MUHC Surgery Recovery Program supporting you through arrival to discharge

Imagine you have a surgery scheduled for next week. On the one hand, you are extremely happy that you are on the right path to getting better. On the other hand, you’re not quite sure how it will feel, how difficult you will find the recuperation period, and what, if anything, you need to do to prepare for your hospital stay.

Thanks to the MUHC Surgery Recovery Program, also known as PRETSURE, you can set these types of worries aside. From your arrival to discharge from the hospital, PRETSURE will make sure you get through your procedure as smoothly and as successfully as possible.

Dr. Liane FeldmanDr.
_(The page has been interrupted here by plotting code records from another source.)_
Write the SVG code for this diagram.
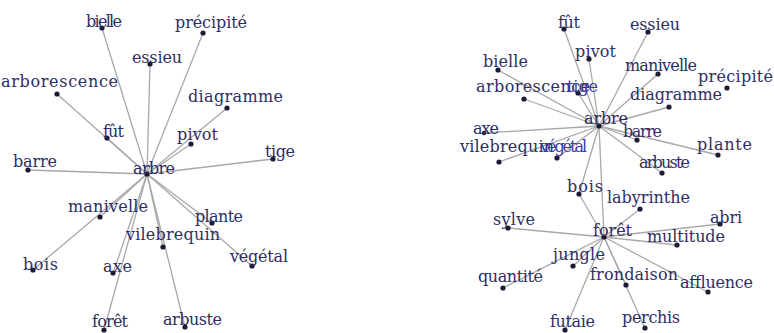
<svg xmlns="http://www.w3.org/2000/svg" width="774" height="333" viewBox="0 0 774 333">
<style>
text{font-family:"DejaVu Serif","Liberation Serif",serif;font-size:16px;fill:#2e2e62;lengthAdjust:spacingAndGlyphs}
.blue{fill:#3a3aa6}
circle{fill:#1c1c36}
#edges line{stroke:#a8a8a8;stroke-width:1.3}
</style>
<rect width="774" height="333" fill="#ffffff"/>
<g id="edges">
<!-- left graph -->
<line x1="147" y1="174" x2="102" y2="28"/>
<line x1="147" y1="174" x2="203" y2="33"/>
<line x1="147" y1="174" x2="150" y2="64"/>
<line x1="147" y1="174" x2="57" y2="94"/>
<line x1="147" y1="174" x2="227" y2="108"/>
<line x1="147" y1="174" x2="107" y2="138"/>
<line x1="147" y1="174" x2="191" y2="144"/>
<line x1="147" y1="174" x2="273" y2="159"/>
<line x1="147" y1="174" x2="28" y2="170"/>
<line x1="147" y1="174" x2="100" y2="217"/>
<line x1="147" y1="174" x2="212" y2="223"/>
<line x1="147" y1="174" x2="163" y2="247"/>
<line x1="147" y1="174" x2="252" y2="266"/>
<line x1="147" y1="174" x2="33" y2="270"/>
<line x1="147" y1="174" x2="113" y2="273"/>
<line x1="147" y1="174" x2="104" y2="330"/>
<line x1="147" y1="174" x2="185" y2="327"/>
<!-- right graph: arbre -->
<line x1="599" y1="126" x2="564" y2="29"/>
<line x1="599" y1="126" x2="648" y2="32"/>
<line x1="599" y1="126" x2="589" y2="59"/>
<line x1="599" y1="126" x2="498" y2="70"/>
<line x1="599" y1="126" x2="658" y2="74"/>
<line x1="599" y1="126" x2="524" y2="99"/>
<line x1="599" y1="126" x2="578" y2="93"/>
<line x1="599" y1="126" x2="669" y2="107"/>
<line x1="599" y1="126" x2="484" y2="133"/>
<line x1="599" y1="126" x2="637" y2="140"/>
<line x1="599" y1="126" x2="499" y2="162"/>
<line x1="599" y1="126" x2="557" y2="158"/>
<line x1="599" y1="126" x2="718" y2="155"/>
<line x1="599" y1="126" x2="662" y2="173"/>
<line x1="599" y1="126" x2="579" y2="194"/>
<line x1="599" y1="126" x2="604" y2="237"/>
<!-- right graph: forêt -->
<line x1="604" y1="237" x2="579" y2="194"/>
<line x1="604" y1="237" x2="640" y2="209"/>
<line x1="604" y1="237" x2="508" y2="228"/>
<line x1="604" y1="237" x2="720" y2="224"/>
<line x1="604" y1="237" x2="677" y2="245"/>
<line x1="604" y1="237" x2="573" y2="266"/>
<line x1="604" y1="237" x2="503" y2="288"/>
<line x1="604" y1="237" x2="626" y2="285"/>
<line x1="604" y1="237" x2="708" y2="292"/>
<line x1="604" y1="237" x2="565" y2="330"/>
<line x1="604" y1="237" x2="645" y2="328"/>
</g>

<!-- left graph nodes -->
<g id="L-arbre"><circle cx="147" cy="174" r="2.6"/><text x="133" y="174" textLength="42">arbre</text></g>
<g id="L-bielle"><circle cx="102" cy="28" r="2.6"/><text x="86" y="27" textLength="36">bielle</text></g>
<g id="L-precipite"><circle cx="203" cy="33" r="2.6"/><text x="175" y="28" textLength="72">précipité</text></g>
<g id="L-essieu"><circle cx="150" cy="64" r="2.6"/><text x="132" y="63" textLength="50">essieu</text></g>
<g id="L-arborescence"><circle cx="57" cy="94" r="2.6"/><text x="1" y="87" textLength="117">arborescence</text></g>
<g id="L-diagramme"><circle cx="227" cy="108" r="2.6"/><text x="188" y="102" textLength="95">diagramme</text></g>
<g id="L-fut"><circle cx="107" cy="138" r="2.6"/><text x="103" y="137" textLength="21">fût</text></g>
<g id="L-pivot"><circle cx="191" cy="144" r="2.6"/><text x="177" y="140" textLength="41">pivot</text></g>
<g id="L-tige"><circle cx="273" cy="159" r="2.6"/><text x="265" y="157" textLength="30">tige</text></g>
<g id="L-barre"><circle cx="28" cy="170" r="2.6"/><text x="13" y="167" textLength="44">barre</text></g>
<g id="L-manivelle"><circle cx="100" cy="217" r="2.6"/><text x="68" y="212" textLength="80">manivelle</text></g>
<g id="L-plante"><circle cx="212" cy="223" r="2.6"/><text x="195" y="222" textLength="48">plante</text></g>
<g id="L-vilebrequin"><circle cx="163" cy="247" r="2.6"/><text x="126" y="240" textLength="94">vilebrequin</text></g>
<g id="L-vegetal"><circle cx="252" cy="266" r="2.6"/><text x="230" y="262" textLength="58">végétal</text></g>
<g id="L-bois"><circle cx="33" cy="270" r="2.6"/><text x="23" y="270" textLength="35">bois</text></g>
<g id="L-axe"><circle cx="113" cy="273" r="2.6"/><text x="103" y="272" textLength="29">axe</text></g>
<g id="L-foret"><circle cx="104" cy="330" r="2.6"/><text x="92" y="327" textLength="36">forêt</text></g>
<g id="L-arbuste"><circle cx="185" cy="327" r="2.6"/><text x="163" y="325" textLength="59">arbuste</text></g>

<!-- right graph nodes -->
<g id="R-arbre"><circle cx="599" cy="126" r="2.6"/><text x="584" y="124" textLength="44">arbre</text></g>
<g id="R-fut"><circle cx="564" cy="29" r="2.6"/><text x="558" y="28" textLength="22">fût</text></g>
<g id="R-essieu"><circle cx="648" cy="32" r="2.6"/><text x="630" y="30" textLength="50">essieu</text></g>
<g id="R-pivot"><circle cx="589" cy="59" r="2.6"/><text x="575" y="57" textLength="41">pivot</text></g>
<g id="R-bielle"><circle cx="498" cy="70" r="2.6"/><text x="483" y="67" textLength="45">bielle</text></g>
<g id="R-manivelle"><circle cx="658" cy="74" r="2.6"/><text x="625" y="71" textLength="72">manivelle</text></g>
<g id="R-precipite"><circle cx="727" cy="88" r="2.6"/><text x="698" y="82" textLength="75">précipité</text></g>
<g id="R-arborescence"><circle cx="524" cy="99" r="2.6"/><text x="476" y="92" textLength="114">arborescence</text></g>
<g id="R-tige"><circle cx="578" cy="93" r="2.6"/><text class="blue" x="567" y="92" textLength="31">tige</text></g>
<g id="R-diagramme"><circle cx="669" cy="107" r="2.6"/><text x="630" y="100" textLength="92">diagramme</text></g>
<g id="R-axe"><circle cx="484" cy="133" r="2.2"/><text x="473" y="134" textLength="26">axe</text></g>
<g id="R-barre"><circle cx="637" cy="140" r="2.6"/><text x="623" y="137" textLength="39">barre</text></g>
<g id="R-vilebrequin"><circle cx="499" cy="162" r="2.6"/><text x="460" y="152" textLength="94">vilebrequin</text></g>
<g id="R-vegetal"><circle cx="557" cy="158" r="2.6"/><text class="blue" x="540" y="152" textLength="47">végétal</text></g>
<g id="R-plante"><circle cx="718" cy="155" r="2.6"/><text x="697" y="150" textLength="55">plante</text></g>
<g id="R-arbuste"><circle cx="662" cy="173" r="2.6"/><text x="639" y="168" textLength="51">arbuste</text></g>
<g id="R-bois"><circle cx="579" cy="194" r="2.6"/><text x="567" y="192" textLength="36">bois</text></g>
<g id="R-labyrinthe"><circle cx="640" cy="209" r="2.6"/><text x="607" y="203" textLength="83">labyrinthe</text></g>
<g id="R-sylve"><circle cx="508" cy="228" r="2.6"/><text x="493" y="225" textLength="42">sylve</text></g>
<g id="R-abri"><circle cx="720" cy="224" r="2.6"/><text x="710" y="223" textLength="32">abri</text></g>
<g id="R-foret"><circle cx="604" cy="237" r="2.6"/><text x="593" y="236" textLength="39">forêt</text></g>
<g id="R-multitude"><circle cx="677" cy="245" r="2.6"/><text x="647" y="242" textLength="78">multitude</text></g>
<g id="R-jungle"><circle cx="573" cy="266" r="2.6"/><text x="553" y="260" textLength="52">jungle</text></g>
<g id="R-quantite"><circle cx="503" cy="288" r="2.6"/><text x="478" y="282" textLength="65">quantité</text></g>
<g id="R-frondaison"><circle cx="626" cy="285" r="2.6"/><text x="590" y="280" textLength="88">frondaison</text></g>
<g id="R-affluence"><circle cx="708" cy="292" r="2.6"/><text x="680" y="288" textLength="73">affluence</text></g>
<g id="R-futaie"><circle cx="565" cy="330" r="2.6"/><text x="550" y="327" textLength="45">futaie</text></g>
<g id="R-perchis"><circle cx="645" cy="328" r="2.6"/><text x="622" y="323" textLength="58">perchis</text></g>
</svg>
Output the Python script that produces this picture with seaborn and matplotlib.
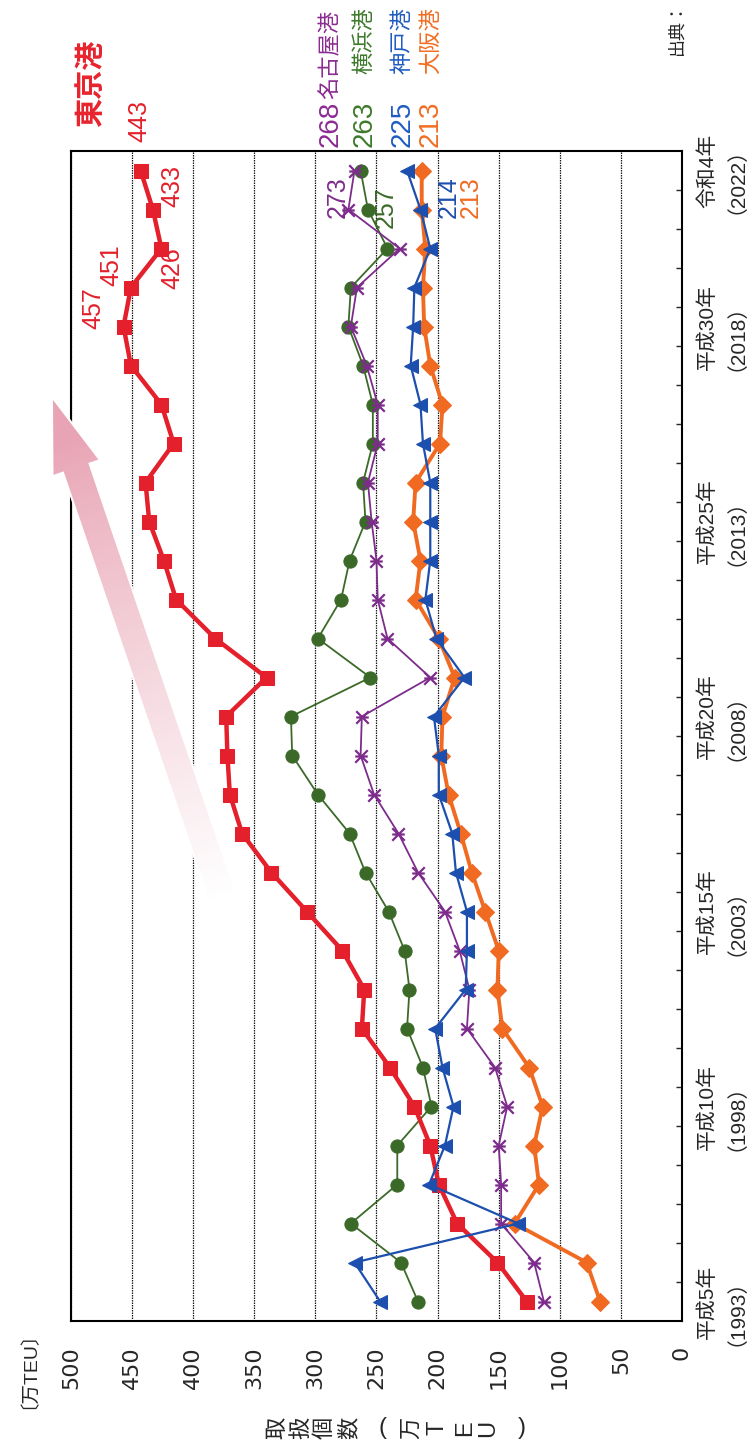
import numpy as np
import pandas as pd
import matplotlib
matplotlib.use("Agg")
import matplotlib.pyplot as plt
from matplotlib.path import Path
from matplotlib.patches import Polygon
import seaborn as sns

# ---- data: container throughput, 10k TEU ----
years = list(range(1993, 2023))
tokyo = [127, 151, 184, 199, 206, 219, 239, 262, 260, 278, 307, 336, 360, 370, 372,
         373, 340, 382, 414, 424, 436, 439, 416, 426, 451, 457, 451, 426, 433, 443]
yokohama = [216, 230, 271, 233, 233, 205, 212, 225, 223, 227, 240, 259, 272, 298, 319,
            320, 255, 298, 279, 272, 259, 261, 253, 253, 261, 273, 271, 241, 257, 263]
nagoya = [113, 121, 148, 148, 150, 143, 153, 176, 174, 182, 194, 216, 232, 252, 263,
          262, 206, 241, 249, 250, 254, 257, 249, 249, 258, 271, 266, 231, 273, 268]
kobe = [247, 268, 134, 207, 194, 187, 196, 202, 177, 176, 176, 185, 188, 199, 199,
        203, 178, 201, 210, 206, 206, 206, 212, 214, 222, 220, 219, 206, 214, 225]
osaka = [67, 78, 137, 117, 121, 114, 125, 147, 151, 150, 161, 172, 181, 191, 197,
         196, 186, 199, 218, 214, 220, 218, 198, 196, 206, 211, 212, 210, 213, 213]

year_ticks = [1993, 1998, 2003, 2008, 2013, 2018, 2022]
year_tick_labels = ["平成5年\n（1993）", "平成10年\n（1998）", "平成15年\n（2003）",
                    "平成20年\n（2008）", "平成25年\n（2013）", "平成30年\n（2018）",
                    "令和4年\n（2022）"]
value_ticks = list(range(0, 501, 50))

RED, GREEN, PURPLE, BLUE, ORANGE = "#e3202b", "#3b6a28", "#7d2c8c", "#1c4fae", "#f06a22"

sns.set_style("white")
plt.rcParams["font.family"] = ["Liberation Sans", "Noto Sans CJK JP", "DejaVu Sans"]

W, H = 747, 1455
fig = plt.figure(figsize=(W / 100, H / 100), dpi=100)
ax = fig.add_axes([71 / W, 1 - 1321 / H, 611 / W, 1170 / H])

pos = np.arange(len(years))
frames = []
for name, vals in [("東京港", tokyo), ("横浜港", yokohama), ("名古屋港", nagoya),
                   ("神戸港", kobe), ("大阪港", osaka)]:
    frames.append(pd.DataFrame({"port": name, "pos": pos, "year": years, "value": vals}))
df = pd.concat(frames, ignore_index=True)

# asterisk marker: an X crossed by a line along the value axis
star = Path([(-1, -1), (1, 1), (-1, 1), (1, -1), (-1, 0), (1, 0)],
            [Path.MOVETO, Path.LINETO, Path.MOVETO, Path.LINETO, Path.MOVETO, Path.LINETO])

styles = {
    "大阪港": dict(color=ORANGE, marker="D", markersize=9, linewidth=2.8, zorder=3),
    "横浜港": dict(color=GREEN, marker="o", markersize=9.5, linewidth=1.3, zorder=4),
    "名古屋港": dict(color=PURPLE, marker=star, markersize=9, linewidth=1.3,
                  markeredgewidth=1.6, zorder=5),
    "東京港": dict(color=RED, marker="s", markersize=9.5, linewidth=3.2, zorder=6),
    "神戸港": dict(color=BLUE, marker="<", markersize=10.5, linewidth=1.6, zorder=7),
}
for port, st in styles.items():
    sub = df[df["port"] == port]
    c = st["color"]
    sns.lineplot(data=sub, x="value", y="pos", ax=ax, sort=False, estimator=None,
                 orient="y", markeredgecolor=c, markerfacecolor=c, **st)

ax.set_xlim(500, 0)
ax.set_ylim(-0.5, len(years) - 0.5)
ax.set_xlabel("")
ax.set_ylabel("")

# value axis (along the bottom)
ax.set_xticks(value_ticks)
ax.set_xticklabels([str(v) for v in value_ticks], rotation=90,
                   fontfamily="DejaVu Sans", fontsize=16)
ax.tick_params(axis="x", length=0, pad=18)
ax.grid(axis="x", color="#1a1a1a", linestyle=(0, (1.2, 0.8)), linewidth=0.9)
ax.grid(axis="y", visible=False)

# year axis (along the right)
ax.yaxis.tick_right()
ax.set_yticks([years.index(y) for y in year_ticks])
ax.set_yticklabels(year_tick_labels, fontsize=15)
ax.set_yticks(np.arange(0.5, len(years) - 1, 1.0), minor=True)
ax.tick_params(axis="y", which="major", length=0, pad=11)
ax.tick_params(axis="y", which="minor", direction="in", length=4.5, width=1.0,
               right=True, left=False)
for lab in ax.get_yticklabels():
    lab.set_rotation(90)
    lab.set_ha("left")
    lab.set_va("center")
    lab.set_multialignment("center")
    lab.set_linespacing(0.95)

for sp in ax.spines.values():
    sp.set_color("black")
    sp.set_linewidth(1.5)

# value labels next to points
n = len(years) - 1
notes = [
    (tokyo, n, (-1, 36), RED), (tokyo, n - 1, (14, 17), RED),
    (tokyo, n - 2, (8, -14), RED), (tokyo, n - 3, (-14, 16), RED),
    (tokyo, n - 4, (-22, 13), RED),
    (nagoya, n - 1, (-8, 9), PURPLE), (yokohama, n - 1, (13, 2), GREEN),
    (kobe, n - 1, (20, 9), BLUE), (osaka, n - 1, (35, 9), ORANGE),
]
for vals, i, off, col in notes:
    ax.annotate(str(vals[i]), xy=(vals[i], i), xytext=off, textcoords="offset points",
                rotation=90, ha="center", va="center", color=col, fontsize=18,
                annotation_clip=False)


def fx(x):
    return x / W


def fy(y):
    return 1 - y / H


fig.text(fx(91), fy(83), "東京港", rotation=90, ha="center", va="center",
         color="#e8242e", fontsize=21, fontweight="bold")

heads = [(nagoya, "名古屋港", 331, 10, "#8b2b92"), (yokohama, "横浜港", 365, 7, "#3d7a2b"),
         (kobe, "神戸港", 403, 7, "#1f5cc0"), (osaka, "大阪港", 431, 7, "#f26d22")]
for vals, name, x, yend, col in heads:
    fig.text(fx(x), fy(147), str(vals[-1]), rotation=90, rotation_mode="anchor",
             ha="left", va="center", color=col, fontsize=20)
    fig.text(fx(x), fy(yend), name, rotation=90, rotation_mode="anchor",
             ha="right", va="center", color=col, fontsize=16)

fig.text(fx(19), fy(1360), "〔万TEU〕", rotation=90, ha="center", va="center",
         fontsize=14)
fig.text(fx(677), fy(55), "出典：", rotation=90, rotation_mode="anchor",
         ha="left", va="center", fontsize=13)

# axis title, one glyph at a time
title_chars = ["取", "扱", "個", "数", "(", "万", "T", "E", "U", ")"]
title_x = [278, 302, 325, 350, 382, 412, 438, 465, 488, 522]
for ch, x in zip(title_chars, title_x):
    upright = ch in "()"
    fig.text(fx(x), fy(1428), ch, rotation=0 if upright else 90, ha="center",
             va="center", fontsize=17 if ch.isascii() else 16)

# growth arrow with a fading fill
ov = fig.add_axes([0, 0, 1, 1], zorder=5)
ov.set_xlim(0, W)
ov.set_ylim(H, 0)
ov.axis("off")
tip = np.array([53.0, 400.0])
tail = np.array([222.0, 895.0])
u = (tail - tip) / np.linalg.norm(tail - tip)
nv = np.array([-u[1], u[0]])
base = tip + 71 * u
verts = [tip, base + 23.7 * nv, base + 13 * nv, tail + 13 * nv,
         tail - 13 * nv, base - 13 * nv, base - 23.7 * nv]
outline = Polygon(verts, closed=True, facecolor="white", edgecolor="white",
                  linewidth=3, zorder=1)
ov.add_patch(outline)
clip = Polygon(verts, closed=True, facecolor="none", edgecolor="none")
ov.add_patch(clip)
x0, x1, y0, y1 = 30, 250, 380, 920
gx, gy = np.meshgrid(np.arange(x0, x1), np.arange(y0, y1))
t = ((gx - tip[0]) * u[0] + (gy - tip[1]) * u[1]) / np.linalg.norm(tail - tip)
s = np.clip((t - 0.08) / 0.92, 0, 1) ** 0.85
pink = np.array([232, 163, 180]) / 255
img = pink[None, None, :] * (1 - s[..., None]) + s[..., None]
im = ov.imshow(img, extent=(x0, x1, y1, y0), aspect="auto", interpolation="bilinear",
               zorder=2)
im.set_clip_path(clip)
ov.set_xlim(0, W)
ov.set_ylim(H, 0)

fig.savefig("out.png", dpi=100, facecolor="white")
Liane Feldman, director of the Section of Minimally Invasive Surgery at the McGill University Health Centre (MUHC), “I was looking for a way to enhance patient recovery after surgery, get evidence into practice and better coordinate surgical care when the Surgery Recovery Program (PRETSURE) pilot project was launched in 2008,” says Dr. Liane Feldman.  “Today, PRETSURE is an official MUHC program and is composed of 12 members including anaesthesiologists, surgeons, managers, physiotherapists, nutritionists, pharmacists, an associate director of nursing, nurse educator, patient flow coordinator and more.”

Thanks to PRETSURE, quality of care has already shown signs of improvement on all levels. For example, when medical orders are implemented for a surgical procedure, all the surgeons involved have already reached consensus and approved them, which decreases variability and standardizes practices. Another tool used in this program is the creation and distribution of patient education booklets at the preoperative appointment. In these booklets patients learn, through words and pictures, all the information about their procedure. This includes the steps the patient will go through from arrival to discharge from the hospital.

“The patients and their families now arrive prepared at the hospital,” says Debbie Watson, a nurse clinician and coordinator for the MUHC PRETSURE program. “They know what will happen to them and what they need to do, which is very reassuring and empowering for them.”

Length-of-stay has also decreased. For esophagectomy, one of the most complex procedures in digestive surgery, the average length of stay was 19 days, but since the implementation of the pathways, 60 per cent of patients were discharged home within 8 days of the operation.

The ultimate goal is to develop the program for the 20 most prevalent surgeries at the Montreal General Hospital of the MUHC, such as hip and knee arthroplasties, thyroidectomy and radical cystectomy, to name a few.